Photo by Sharona Jacobs
Not your father’s Wild, Wild West
Megan Kate Nelson’s new book challenges myths of American frontier, finds more diverse, complex saga
Megan Kate Nelson has often been surprised by the misconceptions people have about the West.
Raised in Littleton, Colorado, in a family of avid road-trippers, she had visited 45 states by the time she started at the College in 1990. Nelson said classmates (who’d presumably spent less of their summers in the family car) would ask, “Did you ride your horse to school?” “I grew up in the suburbs!” she’d say. “No, I didn’t ride my horse to school.”
And those students weren’t alone. Nelson ’94 came to understand over decades of historical research how incorrect the founding myth of westward expansion was: that white men single-handedly brought American ideals to the undeveloped frontier along the Oregon and Santa Fe Trails and shaped the West.
In her new book, “The Westerners: Mythmaking and Belonging on the American Frontier” (Scribner), the Pulitzer Prize-finalist historian puts forth a sprawling, interwoven saga through the stories of diverse, dynamic individuals who traveled and settled west of the Mississippi as the U.S. expanded its boundaries and influence in the 19th century.
Nelson’s story runs through seven protagonists, whose paths intersect as they criss-cross American territory, and sometimes beyond it.
Some characters will be familiar to readers, like Sacagawea, the Indigenous woman who helped lead Meriwether Lewis and William Clark’s expedition through the Louisiana Territory. Others, like Maria Gertrudis Barceló, a prominent Sonora-born saloon owner in Santa Fe, are lesser-known.
Nelson expands the stories of even characters like Sacagawea, whose life is often described in the context of a single American expedition.
“This was an extraordinary moment in her life,” said Nelson in an interview, “but it was only one moment.”
“We think of the West as such an enormous region, and it is, but in the 19th century, the population was relatively small, and the chances that people would run into each other, or had heard of one another, were pretty good.”
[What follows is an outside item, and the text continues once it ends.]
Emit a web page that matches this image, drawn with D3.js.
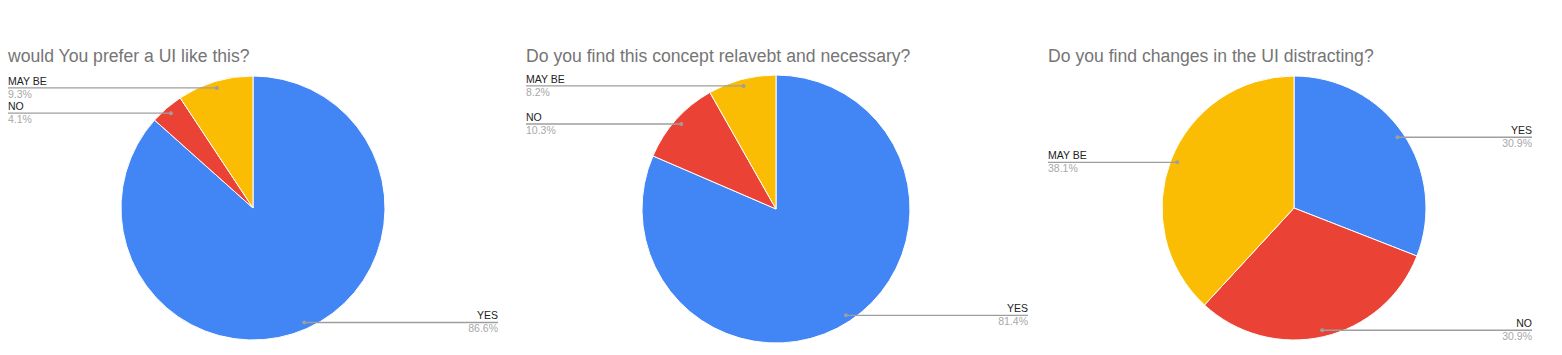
<!DOCTYPE html>
<html>
<head>
<meta charset="utf-8">
<script src="https://cdn.jsdelivr.net/npm/d3@7"></script>
<style>
  html, body { margin: 0; padding: 0; background: #fff; }
  svg { display: block; font-family: "Liberation Sans", Arial, sans-serif; }
</style>
</head>
<body>
<svg id="chart" width="1562" height="355"></svg>
<script>
// ---- data ----
const categories = ["YES", "NO", "MAY BE"];
const titles = [
  "would You prefer a UI like this?",
  "Do you find this concept relavebt and necessary?",
  "Do you find changes in the UI distracting?"
];
const chart1Values = [86.6, 4.1, 9.3];
const chart2Values = [81.4, 10.3, 8.2];
const chart3Values = [30.9, 30.9, 38.1];
const colors = ["#4285F4", "#EA4335", "#FBBC04"];

// ---- layout ----
const panels = [
  { values: chart1Values, title: titles[0], left: 8,    right: 498,  cx: 253,  cy: 208, r: 132 },
  { values: chart2Values, title: titles[1], left: 526,  right: 1028, cx: 776,  cy: 209, r: 134 },
  { values: chart3Values, title: titles[2], left: 1048, right: 1532, cx: 1294, cy: 208, r: 132 }
];

const svg = d3.select("#chart");
const color = d3.scaleOrdinal().domain(categories).range(colors);
const pie = d3.pie().sort(null).value(d => d.value);

panels.forEach(p => {
  const g = svg.append("g");
  g.append("text")
    .attr("x", p.left).attr("y", 62)
    .attr("fill", "#757575")
    .style("font-size", "17.6px")
    .text(p.title);

  const data = categories.map((c, i) => ({ cat: c, value: p.values[i] }));
  const arcs = pie(data);
  const arc = d3.arc().innerRadius(0).outerRadius(p.r);
  const pg = g.append("g").attr("transform", `translate(${p.cx},${p.cy})`);
  pg.selectAll("path").data(arcs).join("path")
    .attr("d", arc)
    .attr("fill", d => color(d.data.cat))
    .attr("stroke", "#fff")
    .attr("stroke-width", 1);

  const dotR = p.r * 0.95;
  arcs.forEach(a => {
    const mid = (a.startAngle + a.endAngle) / 2;
    const dx = p.cx + Math.sin(mid) * dotR;
    const dy = p.cy - Math.cos(mid) * dotR;
    const isLeft = Math.sin(mid) < 0;
    const xEnd = isLeft ? p.left : p.right;
    g.append("line")
      .attr("x1", dx).attr("y1", dy).attr("x2", xEnd).attr("y2", dy)
      .attr("stroke", "#9e9e9e").attr("stroke-width", 1.4);
    g.append("circle")
      .attr("cx", dx).attr("cy", dy).attr("r", 2)
      .attr("fill", "#9e9e9e");
    const anchor = isLeft ? "start" : "end";
    g.append("text")
      .attr("x", xEnd).attr("y", dy - 3)
      .attr("text-anchor", anchor)
      .attr("fill", "#222")
      .style("font-size", "10.5px")
      .text(a.data.cat);
    g.append("text")
      .attr("x", xEnd).attr("y", dy + 10)
      .attr("text-anchor", anchor)
      .attr("fill", "#a8a8a8")
      .style("font-size", "10.5px")
      .text(a.data.value.toFixed(1) + "%");
  });
});
</script>
</body>
</html>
Before meeting Lewis and Clark, she had traveled a great deal of the American West — born in Shoshone lands in the northern Rocky Mountains, stolen by another tribe, and brought to the Upper Missouri Valley.
Years after the expedition, she put her 6-year-old son, Jean Baptiste Charbonneau, under the care of Clark, which she believed could help create bonds between the Hidatsa people of Knife River and Americans in St. Louis.
Her son would become a prominent figure in the West, encountering people like Virginia native Jim Beckwourth, a fur trader, scout, and entrepreneur who serves as the connective tissue between many of the book’s protagonists.
Nelson said she’s heard Beckwourth referred to as the “Forrest Gump of the 19th century,” a description that seems apt given Beckwourth’s frequent and varied appearances at important moments in the history.
Born to an enslaver father, he migrates West, joins the Rocky Mountain Fur Co., embeds in the Crow Nation, moves to California for the Gold Rush, discovers and promotes a key route through the Sierra Nevada, and works as an Army scout, among other endeavors.
“We think of the West as such an enormous region, and it is,” said Nelson, “but in the 19th century, the population was relatively small, and the chances that people would run into each other, or had heard of one another, were pretty good.”
The characters throughout the book are always on the move or influenced by those on the move.
Barceló migrates from the northern portion of New Spain, which encompassed a large part of southern and western North America, to Santa Fe and becomes one of the most powerful businesswomen in what would become New Mexico Territory.
Though she remains in place for decades, her life—and fortune—is affected by the people passing through: traders on the Santa Fe Trail after ownership of the region transferred from Spanish to Mexican hands, soldiers from both sides during the Mexican-American War, and migrants settling in the area after the United States took control of the territory.
The book rebuts aspects of the gunslinging, rugged individualistic narrative of westward expansion, weaving instead a tapestry of stories that show how the West became as diverse racially and culturally as it was geographically.
Chinese immigrant Polly Bemis, one of the book’s other protagonists, is trafficked from Guangzhou and Hong Kong to San Francisco, and eventually a majority-Chinese town in the mountains of Idaho.
She achieves a level of semi-celebrity, Nelson says, among later visitors who are stunned to discover in the remote rural town an elderly Chinese resident who has been there for 40 years.
“The reason they can’t believe it is because Chinese people have not been included in the frontier myth,” Nelson says.
The characters who populate Nelson’s new history go a long way toward explaining how the American West became the culturally and politically complex region it is today.